View Only

The AI in IBM AIOps – AI Algorithms in Focus

By Georg Ember posted Mon February 26, 2024 11:51 AM


The AI in IBM AIOps – AI Algorithms in Focus

Putting AI into the hands of every CIO

Many of our clients and business partners ask, what actually are the AI capabilities of IBM’s AIOps solution. As the name “AIOps” implies, there must be included some AI capabilities for IT Operations. In this blogpost we will cover the key AI capabilities of IBM’s premier AIOps solution, the IBM Cloud Pak® for AIOps.

Almost every vendor claims to have integrated AI capabilities in their products, but how much is it really and how powerful are these AI capabilities in real IT life? More importantly, how many additional benefits do you gain for IT operations, in contrast to a potentially huge need of system resources like, CPU, RAM and disk, to implement these AI capabilities ?

First of all, why actually is there a real need of AI tools to help the System Administrators and Site Reliability Engineers (SREs) in their daily business ? Because managing huge on-prem IT and cloud farms, many SREs and System Admins are “flooded” by dozens of important IT events per second, and they need to quickly determine, what’s really business critical, and what is not.

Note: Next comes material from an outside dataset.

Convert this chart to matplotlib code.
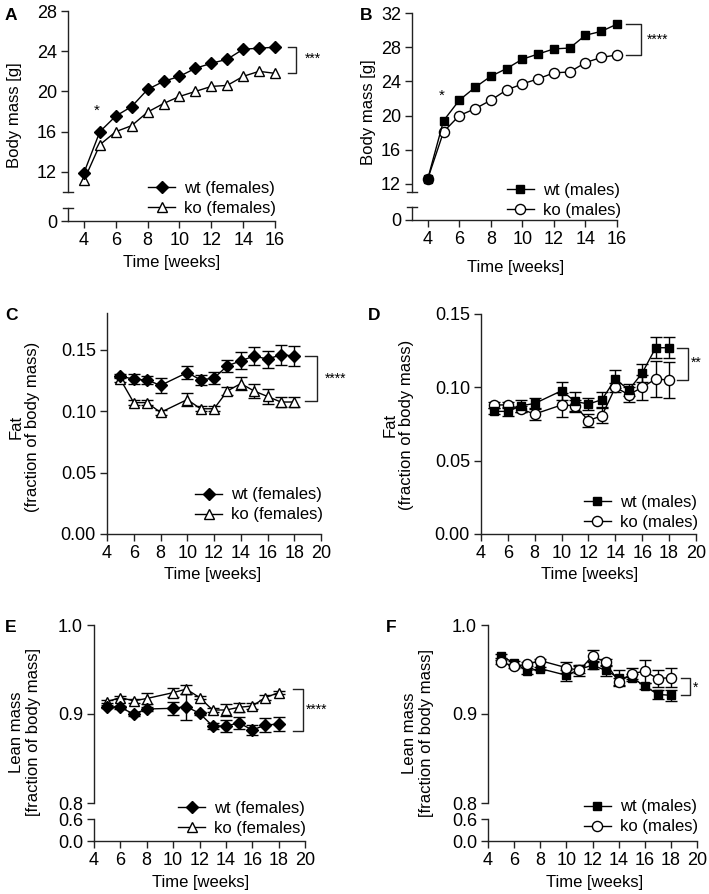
import matplotlib
matplotlib.use("Agg")
import matplotlib.pyplot as plt
import numpy as np

plt.rcParams['font.family'] = ['Liberation Sans', 'DejaVu Sans']
plt.rcParams['font.size'] = 12

# ---------------- data ----------------
weeks_mass = [4, 5, 6, 7, 8, 9, 10, 11, 12, 13, 14, 15, 16]
wt_f_mass = [11.9, 16.0, 17.55, 18.5, 20.2, 21.0, 21.5, 22.3, 22.8, 23.2, 24.2, 24.3, 24.4]
ko_f_mass = [11.15, 14.7, 16.0, 16.6, 17.95, 18.8, 19.5, 20.0, 20.5, 20.6, 21.5, 22.0, 21.8]
wt_m_mass = [12.6, 19.4, 21.8, 23.3, 24.6, 25.5, 26.6, 27.2, 27.8, 27.9, 29.4, 29.85, 30.7]
ko_m_mass = [12.6, 18.1, 20.0, 20.8, 21.8, 23.0, 23.7, 24.3, 25.0, 25.1, 26.2, 26.8, 27.1]

weeks_comp = [5, 6, 7, 8, 10, 11, 12, 13, 14, 15, 16, 17, 18]
wt_f_fat = [0.1287, 0.126, 0.1255, 0.121, 0.1315, 0.1255, 0.127, 0.137, 0.141, 0.145, 0.1424, 0.146, 0.145]
wt_f_fat_err = [0.002, 0.004, 0.003, 0.006, 0.0055, 0.004, 0.005, 0.005, 0.007, 0.0075, 0.007, 0.008, 0.0085]
ko_f_fat = [0.126, 0.107, 0.107, 0.099, 0.1095, 0.102, 0.102, 0.1165, 0.1225, 0.1165, 0.112, 0.1075, 0.1075]
ko_f_fat_err = [0.002, 0.002, 0.002, 0.002, 0.005, 0.002, 0.002, 0.003, 0.005, 0.006, 0.006, 0.004, 0.004]

wt_m_fat = [0.0836, 0.0836, 0.0875, 0.089, 0.0977, 0.0904, 0.0886, 0.0916, 0.1057, 0.0982, 0.1098, 0.127, 0.127]
wt_m_fat_err = [0.002, 0.003, 0.004, 0.004, 0.006, 0.0065, 0.004, 0.005, 0.006, 0.004, 0.006, 0.007, 0.007]
ko_m_fat = [0.088, 0.088, 0.085, 0.0818, 0.088, 0.0875, 0.0773, 0.0807, 0.100, 0.095, 0.100, 0.1057, 0.105]
ko_m_fat_err = [0.002, 0.002, 0.002, 0.004, 0.008, 0.004, 0.0045, 0.005, 0.003, 0.005, 0.0085, 0.012, 0.0125]

wt_f_lean = [0.9083, 0.9075, 0.900, 0.9056, 0.9064, 0.9083, 0.9008, 0.8865, 0.8865, 0.890, 0.882, 0.8876, 0.8887]
wt_f_lean_err = [0.002, 0.002, 0.002, 0.002, 0.007, 0.0146, 0.002, 0.003, 0.0066, 0.0068, 0.0056, 0.0075, 0.008]
ko_f_lean = [0.914, 0.9185, 0.9148, 0.9174, 0.924, 0.928, 0.9185, 0.9045, 0.9045, 0.9075, 0.909, 0.9185, 0.924]
ko_f_lean_err = [0.002, 0.002, 0.002, 0.0066, 0.005, 0.005, 0.002, 0.002, 0.0066, 0.005, 0.003, 0.003, 0.002]

wt_m_lean = [0.9653, 0.9574, 0.9484, 0.951, 0.9435, 0.950, 0.955, 0.949, 0.941, 0.941, 0.9314, 0.922, 0.921]
wt_m_lean_err = [0.002, 0.002, 0.003, 0.002, 0.006, 0.004, 0.004, 0.006, 0.008, 0.004, 0.003, 0.005, 0.006]
ko_m_lean = [0.9585, 0.9536, 0.9559, 0.960, 0.952, 0.949, 0.9653, 0.958, 0.936, 0.9454, 0.948, 0.9397, 0.941]
ko_m_lean_err = [0.002, 0.002, 0.002, 0.002, 0.006, 0.006, 0.007, 0.004, 0.005, 0.006, 0.013, 0.0095, 0.011]

labels_f = ['wt (females)', 'ko (females)']
labels_m = ['wt (males)', 'ko (males)']

# ---------------- figure ----------------
W, H = 709, 894
fig = plt.figure(figsize=(W / 100, H / 100), dpi=100)

AX_COL = '#222222'
FS_TICK = 13
FS = 12


def ax_px(left, top, right, bottom):
    return fig.add_axes([left / W, 1 - bottom / H, (right - left) / W, (bottom - top) / H])


def style(ax, show_bottom=True):
    ax.spines['top'].set_visible(False)
    ax.spines['right'].set_visible(False)
    for s in ('left', 'bottom'):
        ax.spines[s].set_color(AX_COL)
        ax.spines[s].set_linewidth(1.0)
    if not show_bottom:
        ax.spines['bottom'].set_visible(False)
        ax.tick_params(axis='x', bottom=False, labelbottom=False)
    ax.tick_params(direction='out', length=5, width=1.0, color=AX_COL, labelsize=FS_TICK)
    ax.tick_params(axis='y', pad=3)
    ax.tick_params(axis='x', pad=3)
    ax.patch.set_alpha(0)


def brk(ax, where, half_px=5):
    w = ax.get_position().width * W
    d = half_px / w
    ax.plot([-d, d], [where, where], transform=ax.transAxes, color=AX_COL, lw=1.0, clip_on=False)


STY = {
    'wt_f': dict(marker='D', ms=6, mfc='black', mec='black'),
    'ko_f': dict(marker='^', ms=7.5, mfc='white', mec='black', mew=1.0),
    'wt_m': dict(marker='s', ms=6.3, mfc='black', mec='black'),
    'ko_m': dict(marker='o', ms=7.3, mfc='white', mec='black', mew=1.0),
}


def series(ax, x, y, err, key, label):
    if err is not None:
        ax.errorbar(x, y, yerr=err, fmt='none', ecolor='black', elinewidth=1.0,
                    capsize=4, capthick=1.0, clip_on=False, zorder=2)
    ln, = ax.plot(x, y, color='black', lw=1.0, clip_on=False, zorder=3, label=label, **STY[key])
    return ln


def legend(ax, handles, labels, xr, ymid):
    ax.legend(handles, labels, loc='center right', bbox_to_anchor=(xr / W, 1 - ymid / H),
              bbox_transform=fig.transFigure, frameon=False, borderpad=0, borderaxespad=0,
              handlelength=1.6, handletextpad=0.55, labelspacing=0.3, fontsize=FS)


def bracket(ax, x0, x1, y_top, y_bot, xt, yt, txt):
    ax.plot([x0, x1, x1, x0], [y_top, y_top, y_bot, y_bot], color=AX_COL, lw=1.0, clip_on=False)
    ax.text(xt, yt, txt, fontsize=10, ha='left', va='center')


def ylab(x, y, txt):
    fig.text(x / W, 1 - y / H, txt, rotation=90, ha='center', va='center', fontsize=FS,
             linespacing=1.1)


def xlab(x, y, txt):
    fig.text(x / W, 1 - y / H, txt, ha='center', va='center', fontsize=FS)


def letter(x, y, txt):
    fig.text(x / W, 1 - y / H, txt, ha='left', va='center', fontsize=12.5, fontweight='bold')


# ---------------- panel A ----------------
aU = ax_px(68, 11, 275, 192)
aL = ax_px(68, 208, 275, 221)
style(aU, show_bottom=False)
style(aL)
aU.set_xlim(3, 16); aL.set_xlim(3, 16)
aU.set_ylim(10, 28); aL.set_ylim(0, 1.3)
aU.set_yticks([12, 16, 20, 24, 28])
aL.set_yticks([0])
aL.set_xticks([4, 6, 8, 10, 12, 14, 16])
h1 = series(aU, weeks_mass, ko_f_mass, None, 'ko_f', labels_f[1])
h0 = series(aU, weeks_mass, wt_f_mass, None, 'wt_f', labels_f[0])
brk(aU, 0); brk(aL, 1)
legend(aU, [h0, h1], labels_f, 276, 198)
bracket(aU, 16.84, 17.34, 24.4, 21.8, 17.85, 23.2, '***')
aU.text(4.78, 18.1, '*', fontsize=11, ha='center', va='center')
ylab(15, 115, 'Body mass [g]')
xlab(172, 263, 'Time [weeks]')
letter(5, 15, 'A')

# ---------------- panel B ----------------
bU = ax_px(412, 13, 617, 192)
bL = ax_px(412, 207, 617, 220)
style(bU, show_bottom=False)
style(bL)
bU.set_xlim(3, 16); bL.set_xlim(3, 16)
bU.set_ylim(11.06, 32); bL.set_ylim(0, 1.5)
bU.set_yticks([12, 16, 20, 24, 28, 32])
bL.set_yticks([0])
bL.set_xticks([4, 6, 8, 10, 12, 14, 16])
h1 = series(bU, weeks_mass, ko_m_mass, None, 'ko_m', labels_m[1])
h0 = series(bU, weeks_mass, wt_m_mass, None, 'wt_m', labels_m[0])
brk(bU, 0); brk(bL, 1)
legend(bU, [h0, h1], labels_m, 621, 200)
bracket(bU, 16.59, 17.54, 30.7, 27.1, 17.9, 28.9, '****')
bU.text(4.9, 22.3, '*', fontsize=11, ha='center', va='center')
ylab(368, 112, 'Body mass [g]')
xlab(516, 267, 'Time [weeks]')
letter(360, 15, 'B')

# ---------------- panel C ----------------
c = ax_px(107, 313, 321, 534)
style(c)
c.set_xlim(4, 20); c.set_ylim(0, 0.18)
c.set_xticks(range(4, 21, 2))
c.set_yticks([0, 0.05, 0.10, 0.15])
c.set_yticklabels(['0.00', '0.05', '0.10', '0.15'])
h1 = series(c, weeks_comp, ko_f_fat, ko_f_fat_err, 'ko_f', labels_f[1])
h0 = series(c, weeks_comp, wt_f_fat, wt_f_fat_err, 'wt_f', labels_f[0])
legend(c, [h0, h1], labels_f, 323, 505)
bracket(c, 18.8, 19.7, 0.145, 0.108, 20.3, 0.1265, '****')
ylab(24, 427, 'Fat\n(fraction of body mass)')
xlab(213, 575, 'Time [weeks]')
letter(5, 315, 'C')

# ---------------- panel D ----------------
d = ax_px(481, 314, 696, 534)
style(d)
d.set_xlim(4, 20); d.set_ylim(0, 0.15)
d.set_xticks(range(4, 21, 2))
d.set_yticks([0, 0.05, 0.10, 0.15])
d.set_yticklabels(['0.00', '0.05', '0.10', '0.15'])
h1 = series(d, weeks_comp, ko_m_fat, ko_m_fat_err, 'ko_m', labels_m[1])
h0 = series(d, weeks_comp, wt_m_fat, wt_m_fat_err, 'wt_m', labels_m[0])
legend(d, [h0, h1], labels_m, 698, 512)
bracket(d, 18.58, 19.4, 0.127, 0.105, 19.6, 0.117, '**')
ylab(398, 425, 'Fat\n(fraction of body mass)')
xlab(590, 575, 'Time [weeks]')
letter(368, 315, 'D')

# ---------------- panel E ----------------
eU = ax_px(94, 625, 305, 803)
eL = ax_px(94, 819, 305, 841)
style(eU, show_bottom=False)
style(eL)
eU.set_xlim(4, 20); eL.set_xlim(4, 20)
eU.set_ylim(0.8, 1.0); eL.set_ylim(0, 0.6)
eU.set_yticks([0.8, 0.9, 1.0])
eU.set_yticklabels(['0.8', '0.9', '1.0'])
eL.set_yticks([0.0, 0.6])
eL.set_yticklabels(['0.0', '0.6'])
eL.set_xticks(range(4, 21, 2))
h1 = series(eU, weeks_comp, ko_f_lean, ko_f_lean_err, 'ko_f', labels_f[1])
h0 = series(eU, weeks_comp, wt_f_lean, wt_f_lean_err, 'wt_f', labels_f[0])
legend(eU, [h0, h1], labels_f, 306, 818)
bracket(eU, 19.09, 19.85, 0.928, 0.8806, 20.1, 0.9045, '****')
ylab(25, 732, 'Lean mass\n[fraction of body mass]')
xlab(201, 883, 'Time [weeks]')
letter(5, 627, 'E')

# ---------------- panel F ----------------
fU = ax_px(488, 625, 697, 803)
fL = ax_px(488, 819, 697, 841)
style(fU, show_bottom=False)
style(fL)
fU.set_xlim(4, 20); fL.set_xlim(4, 20)
fU.set_ylim(0.8, 1.0); fL.set_ylim(0, 0.6)
fU.set_yticks([0.8, 0.9, 1.0])
fU.set_yticklabels(['0.8', '0.9', '1.0'])
fL.set_yticks([0.0, 0.6])
fL.set_yticklabels(['0.0', '0.6'])
fL.set_xticks(range(4, 21, 2))
h0 = series(fU, weeks_comp, wt_m_lean, wt_m_lean_err, 'wt_m', labels_m[0])
h1 = series(fU, weeks_comp, ko_m_lean, ko_m_lean_err, 'ko_m', labels_m[1])
legend(fU, [h0, h1], labels_m, 698, 817)
bracket(fU, 18.78, 19.47, 0.941, 0.921, 19.7, 0.930, '*')
ylab(418, 733, 'Lean mass\n[fraction of body mass]')
xlab(595, 883, 'Time [weeks]')
letter(386, 627, 'F')

fig.savefig('out.png', dpi=100)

If an outage of a component occurred and an event has been generated, the so called “blast radius” of a single IT event should not be underestimated, as a single event of a single component failure can have a huge impact (blast radius) on an IT systems behavior.

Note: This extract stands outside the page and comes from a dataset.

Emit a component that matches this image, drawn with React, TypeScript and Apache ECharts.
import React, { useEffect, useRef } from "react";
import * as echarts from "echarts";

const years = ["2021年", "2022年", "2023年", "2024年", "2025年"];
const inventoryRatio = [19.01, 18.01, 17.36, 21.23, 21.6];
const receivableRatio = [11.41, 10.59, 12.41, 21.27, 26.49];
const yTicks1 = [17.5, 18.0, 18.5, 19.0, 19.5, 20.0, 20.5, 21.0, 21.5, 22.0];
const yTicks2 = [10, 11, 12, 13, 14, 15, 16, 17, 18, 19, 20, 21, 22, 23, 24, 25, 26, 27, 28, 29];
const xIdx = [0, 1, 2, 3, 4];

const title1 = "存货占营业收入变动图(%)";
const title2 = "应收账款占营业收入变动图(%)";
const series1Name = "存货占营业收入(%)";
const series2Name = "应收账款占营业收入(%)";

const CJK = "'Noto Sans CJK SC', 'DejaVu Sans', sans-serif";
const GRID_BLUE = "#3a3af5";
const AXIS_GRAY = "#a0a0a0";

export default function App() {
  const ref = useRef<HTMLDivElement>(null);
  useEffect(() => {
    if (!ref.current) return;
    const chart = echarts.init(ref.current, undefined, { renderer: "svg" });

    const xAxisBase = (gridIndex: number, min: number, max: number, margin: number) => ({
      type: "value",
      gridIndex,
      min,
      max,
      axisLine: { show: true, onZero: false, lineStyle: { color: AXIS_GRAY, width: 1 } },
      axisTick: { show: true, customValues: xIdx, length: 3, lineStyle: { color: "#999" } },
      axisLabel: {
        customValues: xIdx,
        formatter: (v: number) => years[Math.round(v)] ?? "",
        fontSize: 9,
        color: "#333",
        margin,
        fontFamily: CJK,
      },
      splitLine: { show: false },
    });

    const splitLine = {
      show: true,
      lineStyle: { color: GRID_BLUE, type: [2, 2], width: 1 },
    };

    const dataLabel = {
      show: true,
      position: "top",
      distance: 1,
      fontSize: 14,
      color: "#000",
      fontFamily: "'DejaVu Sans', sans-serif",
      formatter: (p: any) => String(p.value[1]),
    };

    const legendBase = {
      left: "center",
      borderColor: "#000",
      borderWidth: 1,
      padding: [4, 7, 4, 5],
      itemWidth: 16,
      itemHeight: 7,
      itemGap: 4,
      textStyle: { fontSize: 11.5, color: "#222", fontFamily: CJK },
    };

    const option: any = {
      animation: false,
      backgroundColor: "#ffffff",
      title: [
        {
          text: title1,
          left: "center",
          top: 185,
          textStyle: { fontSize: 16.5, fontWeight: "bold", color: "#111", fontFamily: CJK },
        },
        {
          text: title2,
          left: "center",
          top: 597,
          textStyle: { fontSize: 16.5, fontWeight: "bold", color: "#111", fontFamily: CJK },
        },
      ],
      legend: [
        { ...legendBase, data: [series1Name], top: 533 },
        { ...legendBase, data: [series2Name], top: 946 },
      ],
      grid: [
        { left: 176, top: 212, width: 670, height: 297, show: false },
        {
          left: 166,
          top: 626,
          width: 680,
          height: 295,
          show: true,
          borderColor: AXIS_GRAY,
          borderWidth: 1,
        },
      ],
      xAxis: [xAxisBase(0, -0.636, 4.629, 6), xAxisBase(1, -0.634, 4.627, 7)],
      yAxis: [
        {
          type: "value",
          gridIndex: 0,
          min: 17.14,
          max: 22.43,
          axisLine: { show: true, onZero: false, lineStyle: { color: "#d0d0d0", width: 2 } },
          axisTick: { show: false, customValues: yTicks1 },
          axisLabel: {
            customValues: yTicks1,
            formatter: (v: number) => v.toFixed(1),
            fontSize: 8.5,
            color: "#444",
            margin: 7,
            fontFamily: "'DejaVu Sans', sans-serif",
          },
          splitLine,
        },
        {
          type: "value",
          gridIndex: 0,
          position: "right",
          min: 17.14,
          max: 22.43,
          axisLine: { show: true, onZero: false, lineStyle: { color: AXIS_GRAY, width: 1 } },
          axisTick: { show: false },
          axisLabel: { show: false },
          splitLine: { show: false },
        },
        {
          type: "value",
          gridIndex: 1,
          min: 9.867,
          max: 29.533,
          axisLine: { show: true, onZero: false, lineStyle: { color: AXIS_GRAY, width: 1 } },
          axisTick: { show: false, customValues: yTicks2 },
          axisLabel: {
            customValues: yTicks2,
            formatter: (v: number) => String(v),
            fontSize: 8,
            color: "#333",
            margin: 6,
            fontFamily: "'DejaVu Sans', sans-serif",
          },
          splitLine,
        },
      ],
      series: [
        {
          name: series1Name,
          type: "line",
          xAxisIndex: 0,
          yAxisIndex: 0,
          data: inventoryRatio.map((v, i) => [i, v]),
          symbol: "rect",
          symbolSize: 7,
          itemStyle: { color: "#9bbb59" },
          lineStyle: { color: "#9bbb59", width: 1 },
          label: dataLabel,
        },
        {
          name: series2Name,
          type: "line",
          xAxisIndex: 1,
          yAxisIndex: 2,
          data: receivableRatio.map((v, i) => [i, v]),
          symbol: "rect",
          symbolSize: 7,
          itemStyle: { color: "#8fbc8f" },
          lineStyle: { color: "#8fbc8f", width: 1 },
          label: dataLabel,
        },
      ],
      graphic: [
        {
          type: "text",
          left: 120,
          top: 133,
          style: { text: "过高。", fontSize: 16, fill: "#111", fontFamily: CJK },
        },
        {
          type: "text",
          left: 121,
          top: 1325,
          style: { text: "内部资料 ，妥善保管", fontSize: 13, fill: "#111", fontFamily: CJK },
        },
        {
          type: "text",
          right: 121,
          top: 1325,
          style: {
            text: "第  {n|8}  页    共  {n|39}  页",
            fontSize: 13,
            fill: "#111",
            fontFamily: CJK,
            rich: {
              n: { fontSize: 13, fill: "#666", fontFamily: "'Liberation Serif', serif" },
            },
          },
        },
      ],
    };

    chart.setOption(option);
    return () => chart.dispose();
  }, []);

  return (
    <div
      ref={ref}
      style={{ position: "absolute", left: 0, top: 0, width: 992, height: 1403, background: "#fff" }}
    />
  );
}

I always tell my clients: In IT Event Management, a flood of data is better than little or less data. The more (data) you get, the more you know, the more you can analyze and find out, and the more you can predictively avoid in the future. So input data to the Event Manager, a key component of a modern AIOps solution, is an important source.  Curated data from many sources will yield analytics algorithms better able to find correlations which are too difficult for humans to isolate.

IBM AIOps leverages your data to build models that IBM Cloud Pak® for AIOps can use to learn about patterns in your data. IBM Cloud Pak for AIOps can then apply these patterns to provide insights to your Operations and SRE teams.

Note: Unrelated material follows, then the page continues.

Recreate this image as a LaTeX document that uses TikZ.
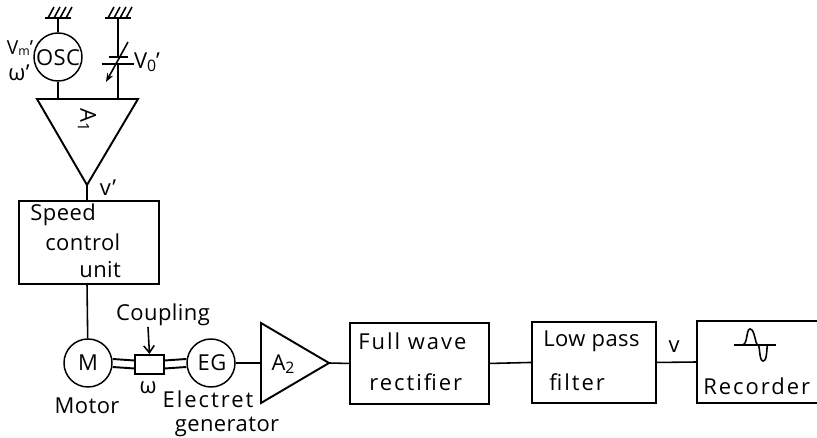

AI algorithms analyze different kinds of data and produce AI models, which automate research, reducing the need for manual work in solving problems. These unsupervised algorithms enable the use of unlabeled data for training AI models without any human intervention. IBM Cloud Pak® for AIOps training generates models for a number of different AI algorithms. You can train the models for each of these AI algorithms independently of each other.

But which AI capabilities really matter?  IBM AIOps has a few AI capabilities that are unmatched in the IT industry:

Noise reduction:  

Noise reduction for IT events is the task to significantly reduce lots of redundant events and summarize these redundant events to a subset of the really important events. This happens by event grouping and entity linking, where the AI Manager, the key component to apply AI capabilities, will group the incoming data like by topology, temporal, seasonality, scope, and group events that are related or connected, occur in a specific short time window or have the same scope or location.

Event Seasonality:

A special AI capability is the recognition of event seasonality, where events tend to occur with a regular pattern, a regular time or have chronic repeating issues. This analysis usually happens over weeks and months and is helpful to detect repeating issues in a pattern and seasonality.  As the AI Manager has done filtering, grouping and reducing event data to a subset of events, another important analysis task is well known for AIOps: Anomaly detection.

Anomaly Detection :

Anomaly detection is a task to analyze mass data and find data outliers.  Event Data is the foundation for any successful automated solution. An event turns into an alert when an issue is detected from zthe event. You need both historical and real-time data to understand the past and predict what’s most likely to happen in the future.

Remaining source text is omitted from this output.